Clounagh boys add Irish glory to landmark season of silverware

Clounagh Junior High School pupils show off the Irish Junior prize won at Tullamore. From left are Harry Anderson, Ethan Williamson, Alberto Balde and Matthew Willis.INPT23-277
Clounagh Junior High School pupils show off the Irish Junior prize won at Tullamore.

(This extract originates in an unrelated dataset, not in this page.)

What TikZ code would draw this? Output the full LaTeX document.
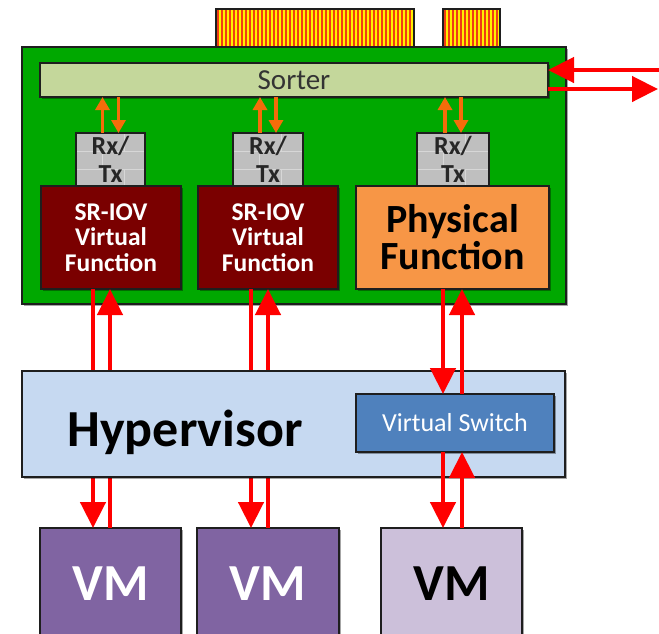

From left are Harry Anderson, Ethan Williamson, Alberto Balde and Matthew Willis.INPT23-277

Clounagh Junior High School’s dream season set fresh heights on Saturday with record-breaking results at the Irish finals.

Ethan Williamson, Alberto Balde, Matthew Willis and Harry Anderson made the trip to Tullamore in County Offaly aiming to build on the landmark inaugural Ulster Schools’ Championship gold.

Ultimately, Ulster glory proved the starting point rather than the high point as the Clounagh pupils - under the guidance of teachers Jim Carson and Brian Graham - increased the medal haul on the All-Ireland stage.

Williamson was top of the individual honours with double gold but the collective effort left Clounagh ranked first across Ireland in the field of 78 junior teams.

Four school records were established at the Tullamore meeting as Clounagh made history by returning to town as the first team of pupils from the area to claim the Irish team title.

Williamson added the Irish triple jump prize to Ulster gold by clearing his existing school record on 11.77 metres.

His second prize was secured across the 80-metres hurdles by setting another school record in his 11.63-second run.

The teenager now stands third across his age group within the United Kingdom rankings.

Balde just missed out on a podium position in the long jump despite a ‘personal best’ leap of 5.92 metres.

However, a two-centimetre gap prevented Balde from adding to the school’s medal collection.

Willis finished the 800-metres final with a ‘personal best’ time towards sixth and school record of 2 minutes 07.83 seconds.

The relay showpiece finished in 47.25 seconds for Clounagh as the strong entry list forced the town pupils outside the medal position into fourth.